Outcome Funders: Corporations can act as “outcome funders” in Development Impact Bonds (DIBs), rewarding NPOs for achieving set social metrics.
Escrow Account for CSR Capital: CSR funds can be held in escrow accounts until NPOs achieve project outcomes.
Trading CSR Credits: Companies could trade CSR spends on the SSE, allowing some to meet their CSR commitments by buying credits from others that exceed their mandated spending.
SSE Facilitation: The SSE can help streamline CSR funding for impactful projects.
What challenges exist for integrating CSR and SSE?
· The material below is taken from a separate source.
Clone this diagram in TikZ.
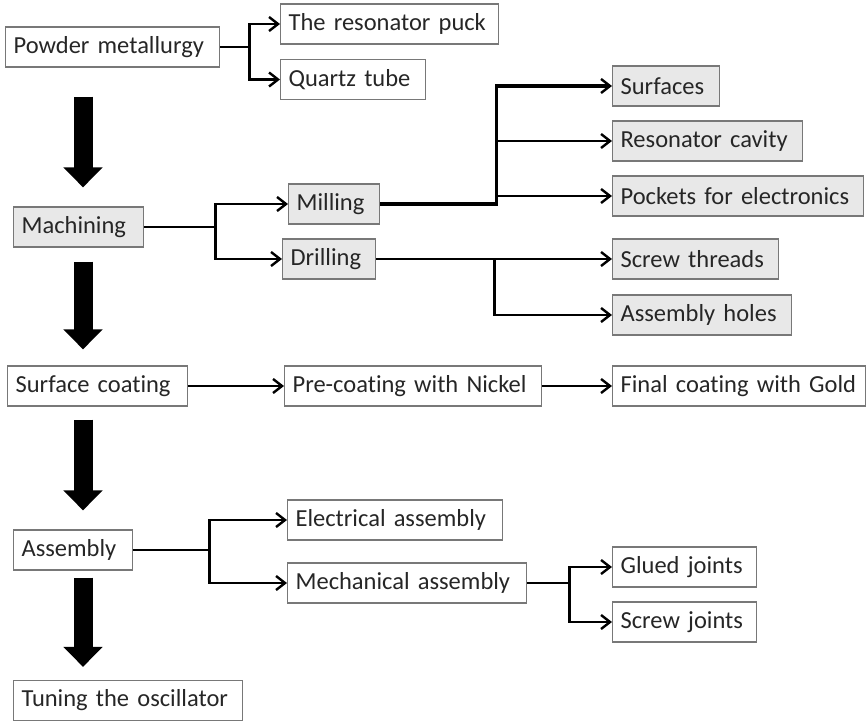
\documentclass[tikz,border=0pt]{standalone}
\usepackage{fontspec}
\setmainfont{Carlito}[Ligatures=CommonOff]
\usetikzlibrary{arrows.meta}

\definecolor{boxline}{RGB}{120,120,120}
\definecolor{boxfill}{RGB}{232,232,232}

\tikzset{
  box/.style={draw=boxline, line width=1.2pt, inner xsep=8pt, inner ysep=0pt, minimum height=40pt, anchor=west, align=left, text=black!85, font=\fontsize{24.5}{27}\selectfont},
  greybox/.style={box, fill=boxfill},
  link/.style={line width=2.6pt, -{Straight Barb[length=9pt,width=14pt,line width=2.4pt]}},
  bigarrow/.style={line width=19pt, -{Triangle[length=20pt,width=38pt]}}
}

\begin{document}
\begin{tikzpicture}[x=1pt,y=-1pt]
\useasboundingbox (0,0) rectangle (866,722);

% left column
\node[box,text width=198pt] (pm) at (5,47) {Powder metallurgy};
\node[greybox,text width=114pt] (mach) at (13,227) {Machining};
\node[box,text width=164pt] (coat) at (7,386) {Surface coating};
\node[box,text width=103pt] (asm) at (13,550) {Assembly};
\node[box,text width=213pt] (tune) at (13,700.5) {Tuning the oscillator};

% powder metallurgy branch
\node[box,text width=202pt] (puck) at (280,24) {The resonator puck};
\node[box,text width=129pt] (quartz) at (280,79.5) {Quartz tube};

% machining branch
\node[greybox,text width=75pt] (mill) at (288,204) {Milling};
\node[greybox,text width=77pt] (drill) at (282,259) {Drilling};
\node[greybox,text width=91pt] (surf) at (612,86) {Surfaces};
\node[greybox,text width=174pt] (cav) at (612,141) {Resonator cavity};
\node[greybox,text width=235pt] (pock) at (612,196) {Pockets for electronics};
\node[greybox,text width=150pt] (thread) at (612,259) {Screw threads};
\node[greybox,text width=163pt] (holes) at (612,315) {Assembly holes};

% coating chain
\node[box,text width=241pt] (nickel) at (284,386) {Pre-coating with Nickel};
\node[box,text width=237pt] (gold) at (612,386) {Final coating with Gold};

% assembly branch
\node[box,text width=199pt] (elec) at (287,520) {Electrical assembly};
\node[box,text width=223pt] (mech) at (287,583) {Mechanical assembly};
\node[box,text width=128pt] (glue) at (612,567) {Glued joints};
\node[box,text width=128pt] (screw) at (612,622) {Screw joints};

% main flow
\coordinate (spine) at (83,0);
\draw[bigarrow,shorten <=29pt,shorten >=19pt] (pm.south -| spine) -- (mach.north -| spine);
\draw[bigarrow,shorten <=14pt,shorten >=16pt] (mach.south -| spine) -- (coat.north -| spine);
\draw[bigarrow,shorten <=13pt,shorten >=19pt] (coat.south -| spine) -- (asm.north -| spine);
\draw[bigarrow,shorten <=7pt,shorten >=13pt] (asm.south -| spine) -- (tune.north -| spine);

% branches
\draw[link] (pm.east) -- ++(29,0) |- (puck.west);
\draw[link] (pm.east) -- ++(29,0) |- (quartz.west);
\draw[link] (mach.east) -- ++(71,0) |- (mill.west);
\draw[link] (mach.east) -- ++(71,0) |- (drill.west);
\draw[link,line width=3.4pt] (mill.east) -- ++(116,0) |- (surf.west);
\draw[link] (mill.east) ++(116,0) |- (cav.west);
\draw[link] (mill.east) ++(116,0) |- (pock.west);
\draw[link] (drill.east) -- ++(118,0) |- (thread.west);
\draw[link] (drill.east) ++(118,0) |- (holes.west);
\draw[link] (coat.east) -- (nickel.west);
\draw[link] (nickel.east) -- (gold.west);
\draw[link] (asm.east) -- ++(76,0) |- (elec.west);
\draw[link] (asm.east) -- ++(76,0) |- (mech.west);
\draw[link] (mech.east) -- ++(42,0) |- (glue.west);
\draw[link] (mech.east) -- ++(42,0) |- (screw.west);

\end{tikzpicture}
\end{document}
Challenges in Integrating CSR and SSE:
Local Preference Dilemma: Current laws, specifically Section 135 of the Act, mandate companies to prioritize local areas for CSR activities. Pooling funds on SSE might not align with this local focus.
Crowding Out Smaller NPOs: As more CSR funds might be channeled towards prominent NPOs listed on the SSE, smaller entities could get overshadowed, limiting their access to essential funding.
SIF and ZCZP Constraints: When pooling CSR funds in Social Impact Funds or investing in ZCZPs, ensuring adherence to the local preference mandate can be a challenge.
Duration Constraints: Using CSR funds in DIB structures would necessitate locking in the capital for several years, until NPOs materialize their project outcomes.
Legal Adjustments: To ensure a seamless integration of CSR and SSE, tweaks in the existing laws might be required.
What should be done?
Facilitate CSR in SSE: The government should enable companies to use the SSE for CSR funding of projects.
Revise Local Preference: Adjust laws regarding the local preference mandate to accommodate pooling of funds on SSE.
Protect Smaller NPOs: Set a ceiling on CSR funds directed towards larger NPOs on the SSE to ensure smaller entities aren’t overshadowed.
Introduce Robust Systems: Implement systems to identify credible NPOs for efficient investment of CSR funds.
Allow CSR Credit Trading: Permit companies to trade CSR credits on the SSE to fulfill their commitments.